Is it actually going after the same cake as Galxe? I’ve been helping a few projects check out different promo channels lately, and honestly there are so many task platforms in Web3 that it kinda gets ridiculous sometimes. You’ve got the old players like Galxe and Layer3, then all these new ones popping up everywhere, and now YGG Play has officially jumped in too. A lot of people see it and instantly go, isn’t this just another Zealy? After digging into a few platforms last week and running tests, I started feeling like YGG Play might not be trying to fight for that same slice.
Galxe or Zealy basically run on one core logic: “traffic.” These are open platforms with strong tool vibes. Project A comes in and runs airdrop tasks, Project B posts social media follow tasks, and the whole point is to gather as many “projects” and “arbitrageurs” as possible in one place. That’s their game.
But the core logic of YGG Play, at least how I see it, is more about “community” and “conversion.”
You kinda have to remember where YGG comes from. It’s the biggest gaming guild network in the world. YGG Play isn’t starting from zero. It has the main YGG DAO behind it, plus SubDAOs around the world like YGG SEA and YGG Japan. These SubDAOs already have real, vetted “gamers” and “guild leaders” from the last cycle.
So when a game project looks to partner with YGG Play, what they want isn’t just “100,000 addresses clicking buttons.” What they care about is whether YGG Play can actually activate those “high-quality players.”
That’s really YGG Play’s biggest edge. It’s not just a tool. It’s this mix of “channel + community.” With the YGG brand and the execution strength of all the SubDAOs, they can theoretically give projects a more precise audience and a higher conversion rate. Like, a Japanese RPG pushing a campaign through YGG Japan will almost definitely perform better than throwing it randomly onto Galxe.
But this advantage comes with its own issues too.
YGG as a brand left a huge mark in the last P2E wave. I’ve talked to a few indie game devs, and their first reaction when they hear “guild” is still kinda hesitant. They’re scared their game might get flooded by “gold farming studios.” What YGG Play is trying to do now is shift that whole impression.
They have to prove to solid game teams that YGG Play brings more than just “gold farmers.” It needs to bring “early core players” — the players and advocates who actually care.
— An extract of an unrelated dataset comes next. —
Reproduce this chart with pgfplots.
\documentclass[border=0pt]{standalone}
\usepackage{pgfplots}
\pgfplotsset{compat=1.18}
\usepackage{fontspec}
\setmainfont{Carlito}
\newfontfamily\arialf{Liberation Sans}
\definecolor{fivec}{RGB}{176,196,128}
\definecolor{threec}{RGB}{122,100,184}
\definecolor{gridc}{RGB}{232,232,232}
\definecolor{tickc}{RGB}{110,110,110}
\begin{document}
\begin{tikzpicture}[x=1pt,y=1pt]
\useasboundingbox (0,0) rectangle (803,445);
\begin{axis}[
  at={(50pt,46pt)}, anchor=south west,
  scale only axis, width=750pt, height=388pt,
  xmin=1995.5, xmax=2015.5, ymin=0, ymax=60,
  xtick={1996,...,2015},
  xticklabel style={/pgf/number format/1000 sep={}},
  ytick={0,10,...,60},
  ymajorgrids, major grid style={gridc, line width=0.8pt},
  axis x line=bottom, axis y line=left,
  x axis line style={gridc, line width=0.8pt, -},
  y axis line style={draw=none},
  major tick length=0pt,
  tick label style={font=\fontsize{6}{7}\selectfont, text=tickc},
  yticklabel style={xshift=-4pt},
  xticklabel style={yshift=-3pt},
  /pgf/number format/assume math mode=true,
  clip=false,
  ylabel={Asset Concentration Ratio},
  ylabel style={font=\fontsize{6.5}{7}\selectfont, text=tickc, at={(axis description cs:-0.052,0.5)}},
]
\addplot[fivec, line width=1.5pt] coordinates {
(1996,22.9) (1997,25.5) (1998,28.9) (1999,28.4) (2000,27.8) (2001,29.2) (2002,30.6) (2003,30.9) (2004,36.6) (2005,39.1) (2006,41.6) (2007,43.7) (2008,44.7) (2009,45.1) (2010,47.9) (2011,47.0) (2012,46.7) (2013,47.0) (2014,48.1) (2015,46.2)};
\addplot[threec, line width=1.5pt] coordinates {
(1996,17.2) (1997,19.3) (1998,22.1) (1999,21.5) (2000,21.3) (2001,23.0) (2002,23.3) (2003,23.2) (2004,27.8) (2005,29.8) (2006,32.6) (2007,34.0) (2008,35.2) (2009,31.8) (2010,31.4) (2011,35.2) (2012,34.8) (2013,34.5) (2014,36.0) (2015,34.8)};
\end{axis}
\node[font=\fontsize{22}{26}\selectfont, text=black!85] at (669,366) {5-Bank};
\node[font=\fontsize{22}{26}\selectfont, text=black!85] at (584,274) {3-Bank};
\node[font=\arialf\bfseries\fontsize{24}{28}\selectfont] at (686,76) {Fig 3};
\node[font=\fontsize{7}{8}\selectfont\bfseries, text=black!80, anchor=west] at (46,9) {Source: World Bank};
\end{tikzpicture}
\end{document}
This is also why YGG Play keeps pushing the GAP (Guild Advancement Program) reputation system. It’s trying to “tag” and “filter” players so the platform doesn’t just become a magnet for grinding.
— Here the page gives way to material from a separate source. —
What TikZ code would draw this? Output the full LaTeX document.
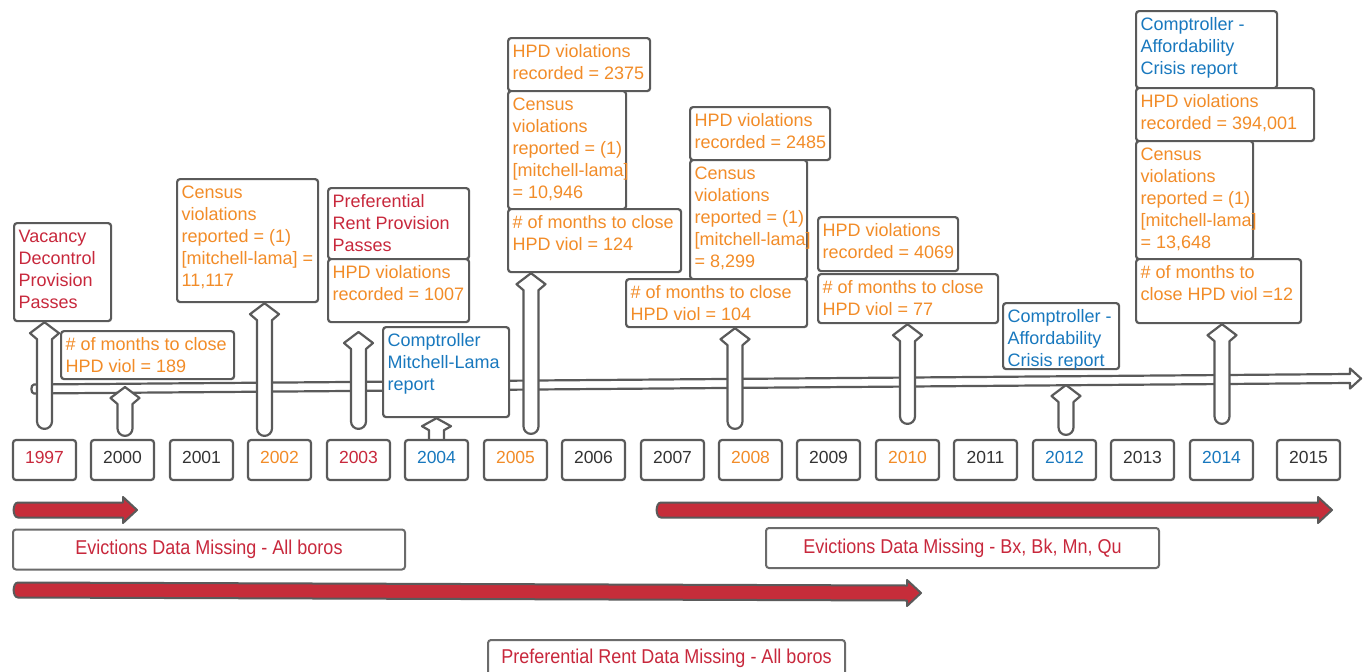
\documentclass[tikz,border=0pt]{standalone}
\usepackage{fontspec}
\setmainfont{Liberation Sans}
\newfontfamily\narrowsans[FakeStretch=0.9]{Liberation Sans}
\usetikzlibrary{calc}
\definecolor{bgray}{HTML}{5A5A5A}
\definecolor{tred}{HTML}{C8283C}
\definecolor{torange}{HTML}{F28C28}
\definecolor{tblue}{HTML}{1878BE}
\definecolor{tdark}{HTML}{333333}
\definecolor{afill}{HTML}{C62D3A}
\pgfdeclarelayer{back}
\pgfdeclarelayer{mid}
\pgfsetlayers{back,mid,main}
\tikzset{
  evb/.style={draw=bgray, line width=2.2pt, rounded corners=3pt, fill=white,
    inner xsep=4.5pt, inner ysep=3.6pt, font=\fontsize{18}{22}\selectfont, anchor=north west},
  yearbox/.style={draw=bgray, line width=2.2pt, rounded corners=3pt, fill=white,
    minimum width=63pt, minimum height=40pt, inner sep=0pt, text height=12.5pt, text depth=5.9pt,
    font=\fontsize{17.5}{20}\selectfont},
  blockarr/.style={draw=bgray, line width=2.2pt, fill=white, line join=round},
  redarr/.style={draw=bgray, line width=2pt, fill=afill, line join=round},
  gapbox/.style={draw=bgray!90, line width=2pt, rounded corners=3pt, fill=white, text=tred,
    font=\narrowsans\fontsize{20}{24}\selectfont, inner sep=0pt}
}
% name, x, y, w, h, colour, text
\newcommand\evbox[7]{\node[evb, text=#6] (#1) at (#2,#3)
  {\parbox[t][\dimexpr#5pt-7.2pt\relax][t]{\dimexpr#4pt-9pt\relax}{\begin{tabular}[t]{@{}l@{}}#7\end{tabular}}};}
% head sizes: wing depth and head depth
\def\hwing{11}\def\hdepth{17}
% year node, x offset, tip coordinate, bottom gap
\newcommand\uparr[4]{\path[blockarr] let \p1=($(#1.north)+(#2pt,0)$), \p2=#3 in
  (\x1,\y2) -- ({\x1+14.5pt},{\y2-\hwing pt}) -- ({\x1+7.5pt},{\y2-\hdepth pt})
  -- ({\x1+7.5pt},{\y1+#4pt+7.5pt}) arc[start angle=0,end angle=-180,radius=7.5pt]
  -- ({\x1-7.5pt},{\y2-\hdepth pt}) -- ({\x1-14.5pt},{\y2-\hwing pt}) -- cycle;}
% x1, y1, x2, y2 of centre line
\newcommand\redarrow[4]{\draw[redarr] (#1+6,#2-7.5) -- (#3-14,#4-7.5) -- (#3-14,#4-13)
  -- (#3,#4) -- (#3-14,#4+13) -- (#3-14,#4+7.5) -- (#1+6,#2+7.5)
  to[out=180,in=180] (#1+6,#2-7.5) -- cycle;}
\begin{document}
\begin{tikzpicture}[x=1pt,y=-1pt]
\useasboundingbox (0,0) rectangle (1369,672);
\clip (0,0) rectangle (1369,672);
\begin{pgfonlayer}{back}
\fill[white] (0,0) rectangle (1369,672);
% main timeline
\draw[blockarr] (34,384.5) -- (1350,374) -- (1350,368.5) -- (1361,378.5) -- (1350,388.5)
  -- (1350,383) -- (34,393.5) to[out=180,in=180] (34,384.5) -- cycle;
\end{pgfonlayer}

% year boxes
\node[yearbox, text=tred]    (y1997) at (44.5,460)   {1997};
\node[yearbox, text=tdark]   (y2000) at (122.5,460)  {2000};
\node[yearbox, text=tdark]   (y2001) at (201.5,460)  {2001};
\node[yearbox, text=torange] (y2002) at (279.5,460)  {2002};
\node[yearbox, text=tred]    (y2003) at (358.5,460)  {2003};
\node[yearbox, text=tblue]   (y2004) at (436.5,460)  {2004};
\node[yearbox, text=torange] (y2005) at (515.5,460)  {2005};
\node[yearbox, text=tdark]   (y2006) at (593.5,460)  {2006};
\node[yearbox, text=tdark]   (y2007) at (672.5,460)  {2007};
\node[yearbox, text=torange] (y2008) at (750.5,460)  {2008};
\node[yearbox, text=tdark]   (y2009) at (828.5,460)  {2009};
\node[yearbox, text=torange] (y2010) at (907.5,460)  {2010};
\node[yearbox, text=tdark]   (y2011) at (985.5,460)  {2011};
\node[yearbox, text=tblue]   (y2012) at (1064.5,460) {2012};
\node[yearbox, text=tdark]   (y2013) at (1142.5,460) {2013};
\node[yearbox, text=tblue]   (y2014) at (1221.5,460) {2014};
\node[yearbox, text=tdark]   (y2015) at (1308.5,460) {2015};

% event boxes
\evbox{vac}{13}{222}{97}{98}{tred}{Vacancy\\Decontrol\\Provision\\Passes}
\evbox{m189}{60}{330}{173}{48}{torange}{\# of months to close\\HPD viol = 189}
\evbox{cen02}{176}{178}{141}{123}{torange}{Census\\violations\\reported = (1)\\{[mitchell-lama]} =\\11,117}
\evbox{pref}{327}{187}{141}{71}{tred}{Preferential\\Rent Provision\\Passes}
\evbox{h1007}{327}{258}{141}{63}{torange}{HPD violations\\recorded = 1007}
\evbox{cml}{382}{326}{126}{90}{tblue}{Comptroller\\Mitchell-Lama\\report}
\evbox{h2375}{507}{37}{142}{53}{torange}{HPD violations\\recorded = 2375}
\evbox{cen05}{507}{90}{118}{118}{torange}{Census\\violations\\reported = (1)\\{[mitchell-lama]}\\= 10,946}
\evbox{m124}{507}{208}{173}{63}{torange}{\# of months to close\\HPD viol = 124}
\evbox{h2485}{689}{106}{140}{53}{torange}{HPD violations\\recorded = 2485}
\evbox{cen08}{689}{159}{117}{119}{torange}{Census\\violations\\reported = (1)\\{[mitchell-lama]}\\= 8,299}
\evbox{m104}{625}{278}{181}{48}{torange}{\# of months to close\\HPD viol = 104}
\evbox{h4069}{817}{216}{140}{54}{torange}{HPD violations\\recorded = 4069}
\evbox{m77}{817}{273}{180}{49}{torange}{\# of months to close\\HPD viol = 77}
\evbox{c12}{1002}{302}{116}{66}{tblue}{Comptroller -\\Affordability\\Crisis report}
\evbox{c14}{1135}{10}{141}{77}{tblue}{Comptroller -\\Affordability\\Crisis report}
\evbox{h394}{1135}{87}{178}{53}{torange}{HPD violations\\recorded = 394,001}
\evbox{cen14}{1135}{140}{117}{118}{torange}{Census\\violations\\reported = (1)\\{[mitchell-lama]}\\= 13,648}
\evbox{m12}{1135}{258}{165}{64}{torange}{\# of months to\\close HPD viol =12}

% free tips of arrows
\coordinate (t2000) at (125,387);
\coordinate (t2003) at (358,332);
\coordinate (t2012) at (1066,385);

\begin{pgfonlayer}{mid}
\uparr{y1997}{0}{(vac.south)}{10}
\uparr{y2000}{2.5}{(t2000)}{3}
\uparr{y2002}{-15}{(cen02.south)}{3}
\uparr{y2003}{0}{(t2003)}{10}
\uparr{y2005}{15.5}{(m124.south)}{5}
\uparr{y2008}{-15.5}{(m104.south)}{10}
\uparr{y2010}{0}{(m77.south)}{15}
\uparr{y2012}{1.5}{(t2012)}{4}
\uparr{y2014}{0.5}{(m12.south)}{15}
\def\hwing{8}\def\hdepth{12}
\uparr{y2004}{0}{(cml.south)}{-8}
\end{pgfonlayer}

% data-missing spans
\redarrow{12}{510}{137}{510}
\redarrow{12}{590}{921}{593}
\redarrow{655}{510}{1332}{510}
\node[gapbox, minimum width=392pt, minimum height=40pt] (gap1) at (209,549.5) {Evictions Data Missing - All boros};
\node[gapbox, minimum width=393pt, minimum height=40pt] (gap2) at (962.5,548) {Evictions Data Missing - Bx, Bk, Mn, Qu};
\node[gapbox, anchor=north, minimum width=357pt, text height=14pt, text depth=40pt, inner ysep=9.5pt] (gap3) at (666.5,639) {Preferential Rent Data Missing - All boros};
\end{tikzpicture}
\end{document}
So right now, YGG Play and Galxe are basically competing in different lanes. Galxe is playing the broad traffic game, casting a wide net, while YGG Play is trying to build a more refined, curated player community.
For me, the ceiling for YGG Play really depends on how well it can shake off the old P2E label and still make good use of the guild network’s organizational strength. If it manages to convince those “non-P2E,” actually fun games to jump in, then it wins. If it ends up attracting only “pay-to-earn” projects, then it might just be repeating the same story from the last cycle but on a new platform.